Old 01-29-2013, 09:28 AM
  # 5 (permalink)  
mfanch
Recovered
 
Join Date: Jun 2009
Posts: 1,129
Sounds like he is off the beam. Honesty is the number one thing that must be developed when we get sober. Even in denial, we tell the truth as we know it if we are to be successful. However, I NEVER had to be nickel-and-dimed by my SO. It sets up a parent-child relationship and we are both adults.

Many have put themselves into serious debt to enable the addicts in their lives. We addicts actually do better when we hit the bottom and can't take it anymore...ie we want to get sober enough to make a plan and then do the plan. And KEEP doing the plan.

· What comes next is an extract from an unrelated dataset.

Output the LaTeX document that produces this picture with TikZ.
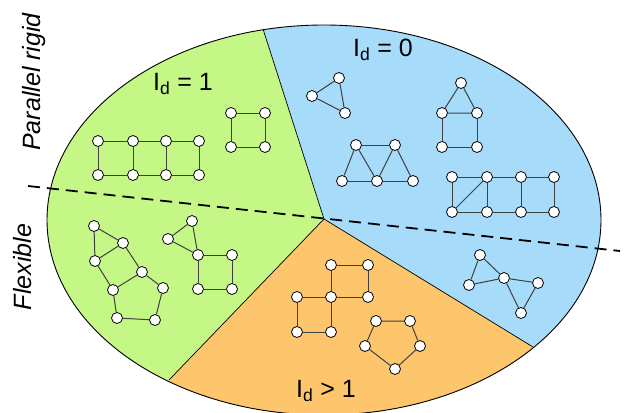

I am also a triple addict (alcohol/drug/sex). My new beginning finally started when my SO stopped propping me up (place to stay, "sacrificing for us" financially, not keeping his boundaries, etc) and stopped acting like my parent (checking my drawers, phone, computer, pockets, etc). Now, after both of us getting into recovery (me for my stuff and him for codependence - Alanon), we are two sober adults making it work. He says it is very refreshing and awesome that he can trust me and not have to go behind me anymore. BUT.....I had to EARN that trust. And it took a long time.

So, if you think your bf is using, he probably is. Is it "crazy" to ask him about financials. Yes, it is controlling. The four things my SO did the most were: martyring, mothering, manipulating, managing. The 4 M's of codependence. From my perspective, THAT going away is awesome, too.